■ Supplied material
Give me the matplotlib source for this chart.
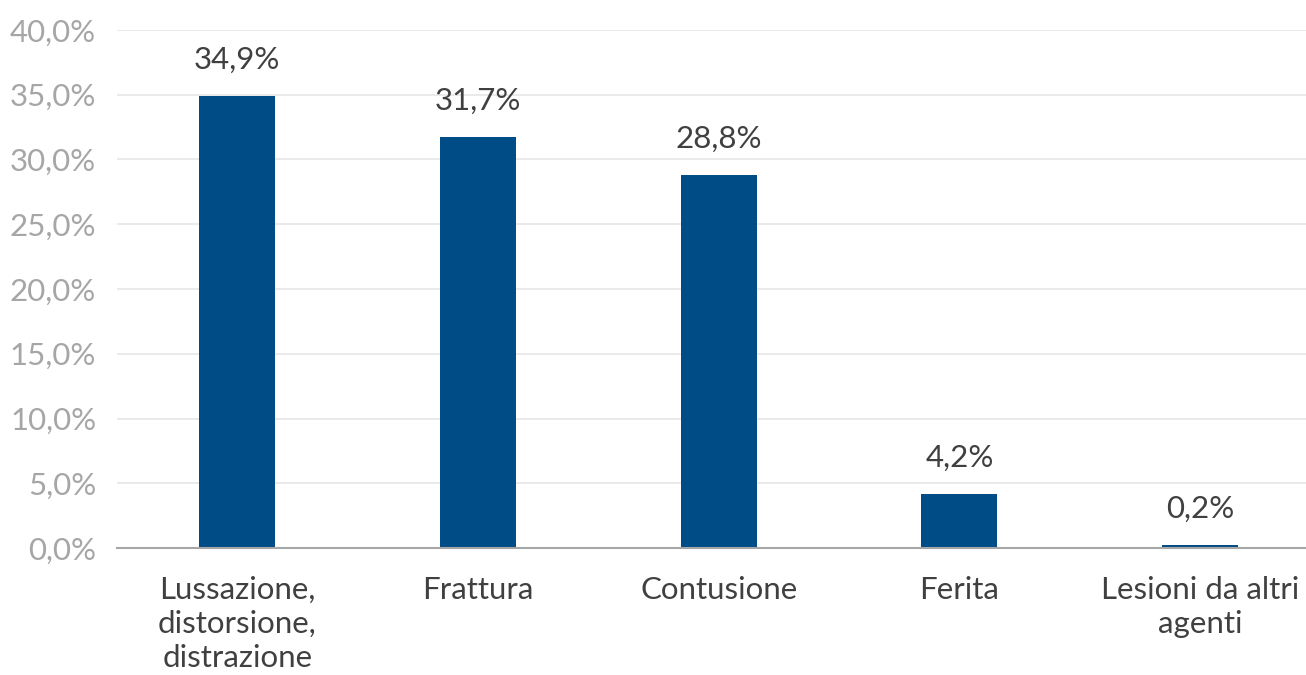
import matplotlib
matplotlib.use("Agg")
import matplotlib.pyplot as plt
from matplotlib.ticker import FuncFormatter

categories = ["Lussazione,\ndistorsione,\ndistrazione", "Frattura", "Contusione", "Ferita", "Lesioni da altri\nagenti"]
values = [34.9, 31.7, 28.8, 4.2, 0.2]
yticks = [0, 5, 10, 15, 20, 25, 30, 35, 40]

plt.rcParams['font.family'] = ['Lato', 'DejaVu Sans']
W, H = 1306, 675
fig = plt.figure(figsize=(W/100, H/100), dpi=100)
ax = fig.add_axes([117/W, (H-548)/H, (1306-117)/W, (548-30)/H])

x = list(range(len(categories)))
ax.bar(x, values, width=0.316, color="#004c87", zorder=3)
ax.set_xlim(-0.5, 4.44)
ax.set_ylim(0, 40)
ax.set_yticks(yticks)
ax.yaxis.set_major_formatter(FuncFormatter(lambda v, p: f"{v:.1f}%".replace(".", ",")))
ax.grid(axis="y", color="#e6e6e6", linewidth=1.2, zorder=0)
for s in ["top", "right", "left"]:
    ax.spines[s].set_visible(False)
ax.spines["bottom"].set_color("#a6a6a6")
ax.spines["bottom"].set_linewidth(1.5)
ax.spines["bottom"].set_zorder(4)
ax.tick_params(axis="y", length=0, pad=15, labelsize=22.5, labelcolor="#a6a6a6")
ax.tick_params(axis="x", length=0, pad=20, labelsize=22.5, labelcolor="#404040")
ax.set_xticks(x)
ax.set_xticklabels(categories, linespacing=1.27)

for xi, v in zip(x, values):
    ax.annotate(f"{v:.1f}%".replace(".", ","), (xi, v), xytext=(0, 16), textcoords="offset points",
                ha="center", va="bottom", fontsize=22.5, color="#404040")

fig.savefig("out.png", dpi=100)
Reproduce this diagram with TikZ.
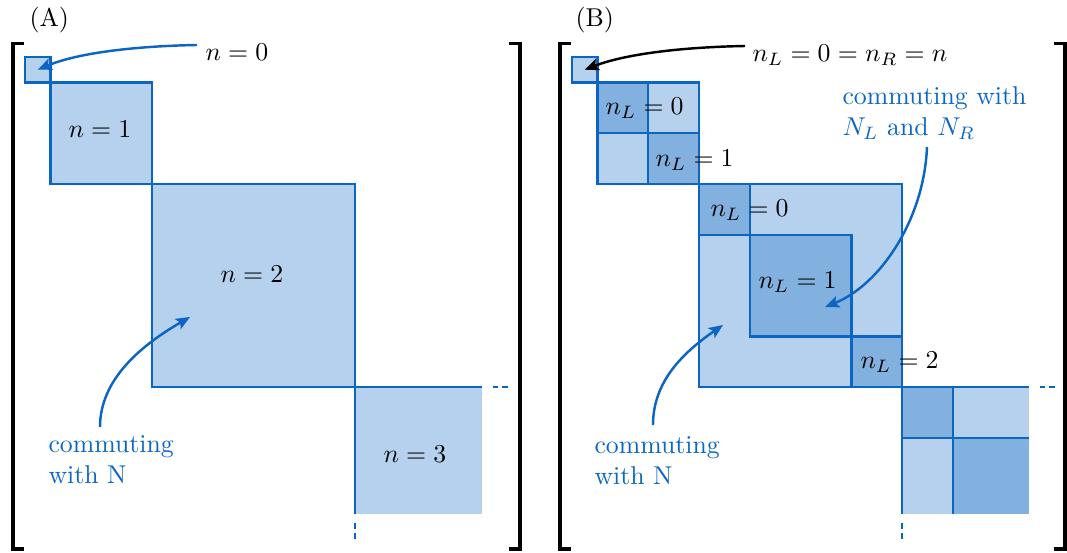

■ Set exercise
Leave the pictures out, and transcribe each of the records exactly.

■ Response for this exercise
Give me the matplotlib source for this chart.
import matplotlib
matplotlib.use("Agg")
import matplotlib.pyplot as plt
from matplotlib.ticker import FuncFormatter

categories = ["Lussazione,\ndistorsione,\ndistrazione", "Frattura", "Contusione", "Ferita", "Lesioni da altri\nagenti"]
values = [34.9, 31.7, 28.8, 4.2, 0.2]
yticks = [0, 5, 10, 15, 20, 25, 30, 35, 40]

plt.rcParams['font.family'] = ['Lato', 'DejaVu Sans']
W, H = 1306, 675
fig = plt.figure(figsize=(W/100, H/100), dpi=100)
ax = fig.add_axes([117/W, (H-548)/H, (1306-117)/W, (548-30)/H])

x = list(range(len(categories)))
ax.bar(x, values, width=0.316, color="#004c87", zorder=3)
ax.set_xlim(-0.5, 4.44)
ax.set_ylim(0, 40)
ax.set_yticks(yticks)
ax.yaxis.set_major_formatter(FuncFormatter(lambda v, p: f"{v:.1f}%".replace(".", ",")))
ax.grid(axis="y", color="#e6e6e6", linewidth=1.2, zorder=0)
for s in ["top", "right", "left"]:
    ax.spines[s].set_visible(False)
ax.spines["bottom"].set_color("#a6a6a6")
ax.spines["bottom"].set_linewidth(1.5)
ax.spines["bottom"].set_zorder(4)
ax.tick_params(axis="y", length=0, pad=15, labelsize=22.5, labelcolor="#a6a6a6")
ax.tick_params(axis="x", length=0, pad=20, labelsize=22.5, labelcolor="#404040")
ax.set_xticks(x)
ax.set_xticklabels(categories, linespacing=1.27)

for xi, v in zip(x, values):
    ax.annotate(f"{v:.1f}%".replace(".", ","), (xi, v), xytext=(0, 16), textcoords="offset points",
                ha="center", va="bottom", fontsize=22.5, color="#404040")

fig.savefig("out.png", dpi=100)
Reproduce this diagram with TikZ.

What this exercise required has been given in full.